Digital Escape Room was shared with a group of 30 teachers at the School of Science and Technology Summit. They were thrilled and wanted to know how they could introduce this in their own schools.   

Digital drive at Greenridge Primary

Even as Alfred was getting students excited about digital tools, he wanted to do the same for his fellow teachers.

In 2015, as then Subject Head for ICT, Alfred conducted a schoolwide survey and discovered that the adoption of ICT was uneven among the teachers.

His solution was to create an ICT mentorship programme. Started in 2017, the annual programme involves four mentors in four subject areas – English, Mathematics, Science and Mother Tongue. And they would also take two or three teachers under their wings. For one year, mentors meet with mentees for an hour once a week (within the normal school hours) to teach them e-pedagogy and digital tools. The mentors also observe the mentees in class.

The programme was a huge hit. More than 40 teachers have already gone through the programme and mentees regularly ask to remain in the programme even after their one-year stint. 

In 2017, Alfred launched Greenridge Primary’s very own ICT Fest, which has since become a biennial event. At the one-day festival, four to five workshops are held concurrently and teachers get to choose the ICT tools that they would like to learn.

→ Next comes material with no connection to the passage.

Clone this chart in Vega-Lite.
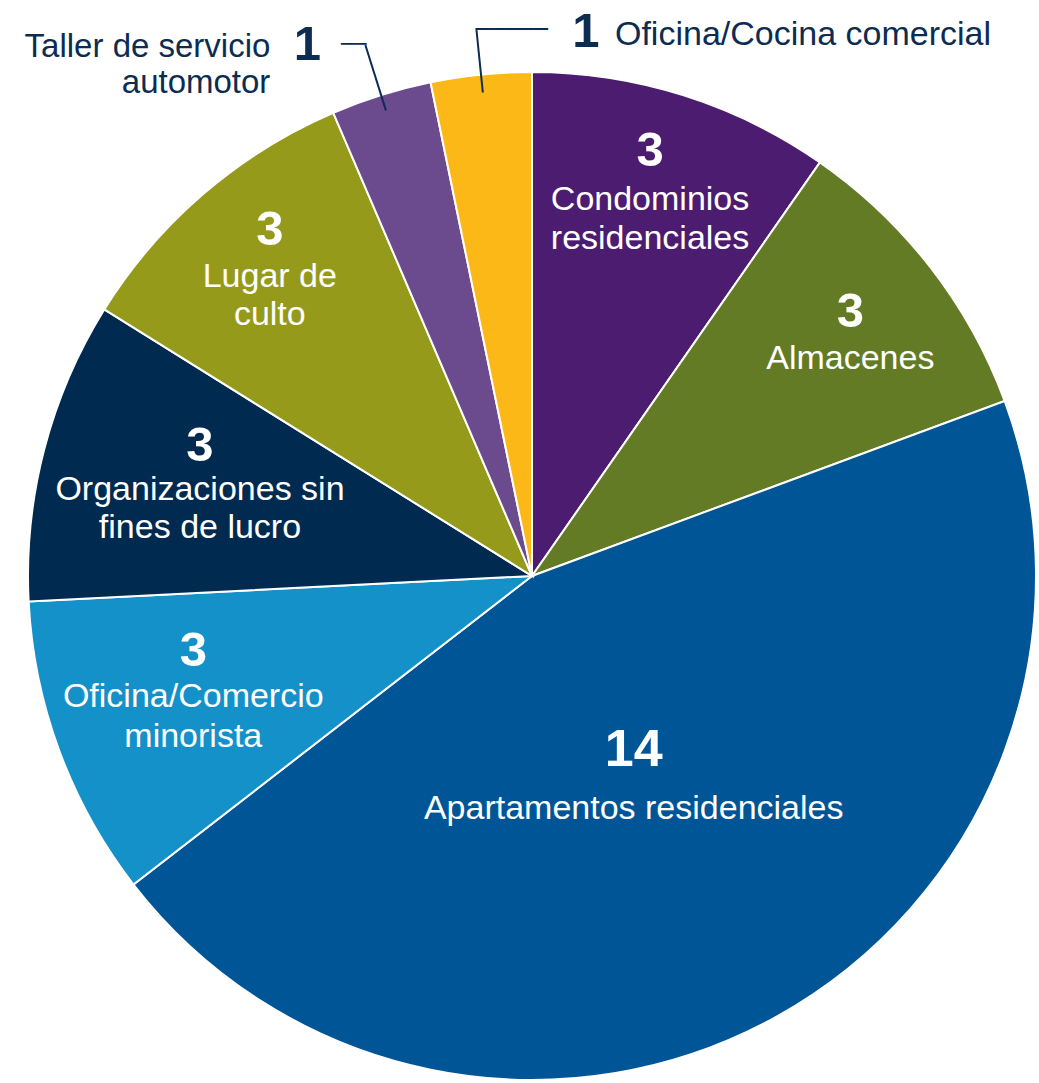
{
  "$schema": "https://vega.github.io/schema/vega-lite/v6.json",
  "width": 1008,
  "height": 1008,
  "autosize": "none",
  "padding": {"left": 28, "top": 72, "right": 0, "bottom": 0},
  "background": "white",
  "config": {"view": {"stroke": null}},
  "data": {
    "values": [
      {"cat": "Condominios residenciales", "n": 3, "orden": 1, "label": "Condominios\nresidenciales"},
      {"cat": "Almacenes", "n": 3, "orden": 2, "label": "Almacenes"},
      {"cat": "Apartamentos residenciales", "n": 14, "orden": 3, "label": "Apartamentos residenciales"},
      {"cat": "Oficina/Comercio minorista", "n": 3, "orden": 4, "label": "Oficina/Comercio\nminorista"},
      {"cat": "Organizaciones sin fines de lucro", "n": 3, "orden": 5, "label": "Organizaciones sin\nfines de lucro"},
      {"cat": "Lugar de culto", "n": 3, "orden": 6, "label": "Lugar de\nculto"},
      {"cat": "Taller de servicio automotor", "n": 1, "orden": 7, "label": "Taller de servicio\nautomotor"},
      {"cat": "Oficina/Cocina comercial", "n": 1, "orden": 8, "label": "Oficina/Cocina comercial"}
    ]
  },
  "encoding": {
    "theta": {"field": "n", "type": "quantitative", "stack": true},
    "order": {"field": "orden", "type": "quantitative"},
    "detail": {"field": "cat", "type": "nominal"}
  },
  "layer": [
    {
      "mark": {"type": "arc", "outerRadius": 504, "stroke": "white", "strokeWidth": 2},
      "encoding": {
        "color": {
          "field": "cat",
          "type": "nominal",
          "legend": null,
          "scale": {
            "domain": ["Condominios residenciales", "Almacenes", "Apartamentos residenciales", "Oficina/Comercio minorista", "Organizaciones sin fines de lucro", "Lugar de culto", "Taller de servicio automotor", "Oficina/Cocina comercial"],
            "range": ["#4b1c6f", "#627b24", "#005596", "#1591c9", "#002a50", "#969a1b", "#6c4a8e", "#fbb817"]
          }
        }
      }
    },
    {
      "mark": {"type": "arc", "radius": 556.6, "radius2": 488, "padAngle": 0.6, "fillOpacity": 0, "stroke": "#0c2c52", "strokeWidth": 2},
      "encoding": {"strokeOpacity": {"condition": {"test": "datum.orden === 7", "value": 1}, "value": 0}}
    },
    {
      "mark": {"type": "arc", "radius": 548.8, "radius2": 486, "padAngle": 0.6, "fillOpacity": 0, "stroke": "#0c2c52", "strokeWidth": 2},
      "encoding": {"strokeOpacity": {"condition": {"test": "datum.orden === 8", "value": 1}, "value": 0}}
    },
    {
      "mark": {"type": "text", "radius": 401, "dx": -2, "dy": -42, "font": "Liberation Sans", "fontSize": 49, "fontWeight": "bold", "color": "white", "align": "center", "baseline": "middle"},
      "encoding": {"text": {"condition": {"test": "datum.orden === 1", "field": "n", "type": "quantitative"}, "value": ""}}
    },
    {
      "mark": {"type": "text", "radius": 401, "dx": -2, "dy": 6.5, "font": "Liberation Sans", "fontSize": 34, "lineHeight": 39, "lineBreak": "\n", "color": "white", "align": "center", "baseline": "middle"},
      "encoding": {"text": {"condition": {"test": "datum.orden === 1", "field": "label", "type": "nominal"}, "value": ""}}
    },
    {
      "mark": {"type": "text", "radius": 400, "dx": 2, "dy": -19, "font": "Liberation Sans", "fontSize": 49, "fontWeight": "bold", "color": "white", "align": "center", "baseline": "middle"},
      "encoding": {"text": {"condition": {"test": "datum.orden === 2", "field": "n", "type": "quantitative"}, "value": ""}}
    },
    {
      "mark": {"type": "text", "radius": 400, "dx": 2, "dy": 28, "font": "Liberation Sans", "fontSize": 34, "lineHeight": 39, "lineBreak": "\n", "color": "white", "align": "center", "baseline": "middle"},
      "encoding": {"text": {"condition": {"test": "datum.orden === 2", "field": "label", "type": "nominal"}, "value": ""}}
    },
    {
      "mark": {"type": "text", "radius": 224, "dx": -7, "dy": -22, "font": "Liberation Sans", "fontSize": 52, "fontWeight": "bold", "color": "white", "align": "center", "baseline": "middle"},
      "encoding": {"text": {"condition": {"test": "datum.orden === 3", "field": "n", "type": "quantitative"}, "value": ""}}
    },
    {
      "mark": {"type": "text", "radius": 224, "dx": -7, "dy": 37, "font": "Liberation Sans", "fontSize": 34, "lineHeight": 39, "lineBreak": "\n", "color": "white", "align": "center", "baseline": "middle"},
      "encoding": {"text": {"condition": {"test": "datum.orden === 3", "field": "label", "type": "nominal"}, "value": ""}}
    },
    {
      "mark": {"type": "text", "radius": 358, "dx": -3, "dy": -49, "font": "Liberation Sans", "fontSize": 49, "fontWeight": "bold", "color": "white", "align": "center", "baseline": "middle"},
      "encoding": {"text": {"condition": {"test": "datum.orden === 4", "field": "n", "type": "quantitative"}, "value": ""}}
    },
    {
      "mark": {"type": "text", "radius": 358, "dx": -3, "dy": -3, "font": "Liberation Sans", "fontSize": 34, "lineHeight": 40, "lineBreak": "\n", "color": "white", "align": "center", "baseline": "middle"},
      "encoding": {"text": {"condition": {"test": "datum.orden === 4", "field": "label", "type": "nominal"}, "value": ""}}
    },
    {
      "mark": {"type": "text", "radius": 344, "dx": 1, "dy": -44, "font": "Liberation Sans", "fontSize": 49, "fontWeight": "bold", "color": "white", "align": "center", "baseline": "middle"},
      "encoding": {"text": {"condition": {"test": "datum.orden === 5", "field": "n", "type": "quantitative"}, "value": ""}}
    },
    {
      "mark": {"type": "text", "radius": 344, "dx": 1, "dy": 0, "font": "Liberation Sans", "fontSize": 34, "lineHeight": 38, "lineBreak": "\n", "color": "white", "align": "center", "baseline": "middle"},
      "encoding": {"text": {"condition": {"test": "datum.orden === 5", "field": "label", "type": "nominal"}, "value": ""}}
    },
    {
      "mark": {"type": "text", "radius": 401, "dx": -1, "dy": -42, "font": "Liberation Sans", "fontSize": 49, "fontWeight": "bold", "color": "white", "align": "center", "baseline": "middle"},
      "encoding": {"text": {"condition": {"test": "datum.orden === 6", "field": "n", "type": "quantitative"}, "value": ""}}
    },
    {
      "mark": {"type": "text", "radius": 401, "dx": -1, "dy": 5, "font": "Liberation Sans", "fontSize": 34, "lineHeight": 38, "lineBreak": "\n", "color": "white", "align": "center", "baseline": "middle"},
      "encoding": {"text": {"condition": {"test": "datum.orden === 6", "field": "label", "type": "nominal"}, "value": ""}}
    },
    {
      "mark": {"type": "text", "radius": 556.6, "font": "DejaVu Sans", "fontSize": 21, "color": "#0c2c52", "align": "right", "baseline": "middle", "dx": 1},
      "encoding": {"text": {"condition": {"test": "datum.orden === 7", "value": "──"}, "value": ""}}
    },
    {
      "mark": {"type": "text", "radius": 556.6, "dx": -58, "dy": 0, "font": "Liberation Sans", "fontSize": 49, "fontWeight": "bold", "color": "#0c2c52", "align": "center", "baseline": "middle"},
      "encoding": {"text": {"condition": {"test": "datum.orden === 7", "field": "n", "type": "quantitative"}, "value": ""}}
    },
    {
      "mark": {"type": "text", "radius": 556.6, "dx": -95, "dy": 2.5, "font": "Liberation Sans", "fontSize": 33, "lineHeight": 36, "lineBreak": "\n", "color": "#0c2c52", "align": "right", "baseline": "middle"},
      "encoding": {"text": {"condition": {"test": "datum.orden === 7", "field": "label", "type": "nominal"}, "value": ""}}
    },
    {
      "mark": {"type": "text", "radius": 548.8, "font": "DejaVu Sans", "fontSize": 24, "color": "#0c2c52", "align": "left", "baseline": "middle", "dx": -1},
      "encoding": {"text": {"condition": {"test": "datum.orden === 8", "value": "─────"}, "value": ""}}
    },
    {
      "mark": {"type": "text", "radius": 548.8, "dx": 109.5, "dy": 2, "font": "Liberation Sans", "fontSize": 49, "fontWeight": "bold", "color": "#0c2c52", "align": "center", "baseline": "middle"},
      "encoding": {"text": {"condition": {"test": "datum.orden === 8", "field": "n", "type": "quantitative"}, "value": ""}}
    },
    {
      "mark": {"type": "text", "radius": 548.8, "dx": 138.5, "dy": 5, "font": "Liberation Sans", "fontSize": 34, "lineBreak": "\n", "color": "#0c2c52", "align": "left", "baseline": "middle"},
      "encoding": {"text": {"condition": {"test": "datum.orden === 8", "field": "label", "type": "nominal"}, "value": ""}}
    }
  ]
}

In the same year, Alfred also organised the school’s annual Cyber Wellness Week and Safer Internet Day together with his Cyber Wellness coordinator. It made such an impact that he was awarded the Outstanding Contribution Award for Cyber Wellness during the school award day.

Into the future

In 2020, Alfred piloted Computational Thinking and Coding as part of the school’s Applied Learning Programme.

Developed by Alfred and the Subject Head for Special Projects, the initiative comprising a 10-hour course over two terms teaches P3 students to programme using Scratch language. Eventually the programme will be scaled up for all levels in the school.  

Explained Alfred, “Students will develop a solution for a problem using coding. For example, they will learn how to make an online invitation card.”

The goal of the programme is to develop students’ holistic problem-solving skills. “Students will develop computational thinking attitudes such as imagination, out-of-the-box thinking, collaboration and persevering to find solutions. By equipping our students with these key attitudes and skills early, we lay the foundation for our students to be well adapted for the complex and ambiguous world of tomorrow.”

He added, “The greatest power I have as a teacher is knowing that I can make a difference. The most rewarding moment for me is not in producing students with good grades but getting students to believe in themselves, to possess the skill sets and values to thrive in the future, and to be the best they can be.”